The general run of society has little use for failures, whether these be enterprises that falter or people who do not make the grade according to the world's criteria of success or respectability. The same condemnation holds true, unfortunately, in many instances of religious renewal. Its protagonists are all too often perplexed by those among them who fail to show a radical transformation of character or a conspicuous inner healing of some embarrassing impediment. To them success proves that God is with them; indeed success can easily become a very proof of God's power, even his existence. In this way their pattern of belief and its ensuing course of action is proved to be divinely inspired. But when one of their members fails to reach the mark or attain an outer, manifest healing, they tend to cast the burden of his condition squarely in his face: perhaps his faith was insufficient or else unacknowledged sin was lurking in the background. That God's ways of healing may be beyond mortal comprehension is often a proposition that lies outside their simplistic, emotional range of understanding; admittedly Jesus healed the sick, but he was unable to save himself from a particularly ignominious death on the cross between two criminals. From their point of view it is better that the unhealed member should be discharged forthwith from the company of the elect, so that their easy assurance may not be too severely challenged. The failed person can thus conveniently be expelled from their midst and be submerged in the amorphous hell of secular society, left to drown in a mass of faceless people. These jostle each other while pushing and straining to attain an end which is an illusion.

And so it comes about that the summary dismissal of an apparently doomed person may be the initial movement forced upon him towards his attainment of the light, a light illuminating a trackless waste whose contours remain uncharted.

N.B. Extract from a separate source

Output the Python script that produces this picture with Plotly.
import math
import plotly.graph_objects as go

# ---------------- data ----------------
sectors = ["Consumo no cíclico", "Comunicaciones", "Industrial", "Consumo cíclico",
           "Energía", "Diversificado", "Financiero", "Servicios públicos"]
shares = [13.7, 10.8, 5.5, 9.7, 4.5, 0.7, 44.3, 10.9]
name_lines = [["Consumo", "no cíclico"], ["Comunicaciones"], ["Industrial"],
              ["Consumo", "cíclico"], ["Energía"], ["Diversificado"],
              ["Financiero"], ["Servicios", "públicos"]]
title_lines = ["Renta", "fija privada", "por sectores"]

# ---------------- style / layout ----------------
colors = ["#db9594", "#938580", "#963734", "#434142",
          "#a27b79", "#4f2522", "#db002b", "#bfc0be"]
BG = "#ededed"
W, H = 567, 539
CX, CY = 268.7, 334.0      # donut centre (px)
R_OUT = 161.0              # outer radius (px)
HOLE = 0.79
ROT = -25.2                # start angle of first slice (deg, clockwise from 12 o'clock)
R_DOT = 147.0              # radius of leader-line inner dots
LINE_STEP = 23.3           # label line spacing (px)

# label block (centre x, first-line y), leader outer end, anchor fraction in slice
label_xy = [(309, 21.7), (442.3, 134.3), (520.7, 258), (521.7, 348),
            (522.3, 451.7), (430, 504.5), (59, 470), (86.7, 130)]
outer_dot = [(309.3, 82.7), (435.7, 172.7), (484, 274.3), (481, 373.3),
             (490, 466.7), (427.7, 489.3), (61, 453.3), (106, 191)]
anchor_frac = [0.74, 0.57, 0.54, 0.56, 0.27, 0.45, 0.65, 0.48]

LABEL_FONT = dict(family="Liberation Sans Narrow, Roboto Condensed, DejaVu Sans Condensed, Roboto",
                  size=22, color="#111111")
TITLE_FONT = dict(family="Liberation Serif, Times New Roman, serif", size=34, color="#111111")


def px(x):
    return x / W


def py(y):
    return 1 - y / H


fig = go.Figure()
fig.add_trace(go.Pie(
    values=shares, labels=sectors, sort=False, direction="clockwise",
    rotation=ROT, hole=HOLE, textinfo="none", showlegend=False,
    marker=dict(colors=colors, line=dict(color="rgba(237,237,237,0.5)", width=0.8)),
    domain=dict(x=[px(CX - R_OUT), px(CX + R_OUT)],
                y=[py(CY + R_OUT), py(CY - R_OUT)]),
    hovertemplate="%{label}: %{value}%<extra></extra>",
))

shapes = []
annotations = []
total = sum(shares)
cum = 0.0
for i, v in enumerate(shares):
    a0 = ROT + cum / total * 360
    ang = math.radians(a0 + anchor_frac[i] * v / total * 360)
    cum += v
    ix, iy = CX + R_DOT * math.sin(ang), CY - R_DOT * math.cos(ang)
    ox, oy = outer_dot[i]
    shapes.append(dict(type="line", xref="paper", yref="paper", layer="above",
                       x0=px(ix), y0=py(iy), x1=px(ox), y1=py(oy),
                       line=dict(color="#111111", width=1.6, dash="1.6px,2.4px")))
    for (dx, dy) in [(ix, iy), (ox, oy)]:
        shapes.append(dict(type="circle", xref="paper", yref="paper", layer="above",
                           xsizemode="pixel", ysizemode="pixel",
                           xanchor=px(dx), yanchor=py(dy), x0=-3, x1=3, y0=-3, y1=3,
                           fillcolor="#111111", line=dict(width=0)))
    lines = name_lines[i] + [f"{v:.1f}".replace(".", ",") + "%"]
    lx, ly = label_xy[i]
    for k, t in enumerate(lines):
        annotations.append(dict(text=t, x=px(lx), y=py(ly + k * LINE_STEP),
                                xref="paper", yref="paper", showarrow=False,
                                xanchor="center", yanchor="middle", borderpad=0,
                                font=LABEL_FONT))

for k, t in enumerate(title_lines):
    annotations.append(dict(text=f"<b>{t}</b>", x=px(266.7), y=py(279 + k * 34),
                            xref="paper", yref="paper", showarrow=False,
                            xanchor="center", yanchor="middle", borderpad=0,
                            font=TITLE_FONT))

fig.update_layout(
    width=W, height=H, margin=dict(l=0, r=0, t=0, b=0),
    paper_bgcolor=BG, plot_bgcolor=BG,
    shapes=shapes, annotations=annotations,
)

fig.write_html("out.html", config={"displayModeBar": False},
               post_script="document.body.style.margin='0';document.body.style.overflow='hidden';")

But at least it has a strange authenticity which is lacking in so much of the formal social scene. In this scene his associates want to have as little to do with him as possible because involvement is menacing. It brings one too close to the brink of one's own insecurity, to the moment of truth which one would delay as long as possible. Once one concerns oneself with another person's plight, one exposes oneself to his psychic emanations, to the sharpness of his pain. At the same time one tends to distance oneself from the company of the prosperous and successful, with whom, in one's baser moments one would like to be identified. By contrast, the ones who have been stripped of all with which they have previously identified themselves are attaining an authenticity that they previously lacked. Indeed, they are coming together in the darkness, and a fellowship, as yet intangible, is forming even though the participants are scarcely aware of each other. This type of unforced fellowship is common to all those who lie incarcerated, whether in gaols for criminal offenders or in prison camps set aside for political or religious deviants. Their antecedents may be questionable, but their future has a common destiny. They may either perish on a note of despair or else go on into a new life of purification. The good and the bad share a common abode. In the way ahead a new identity is to be forged for each one of them.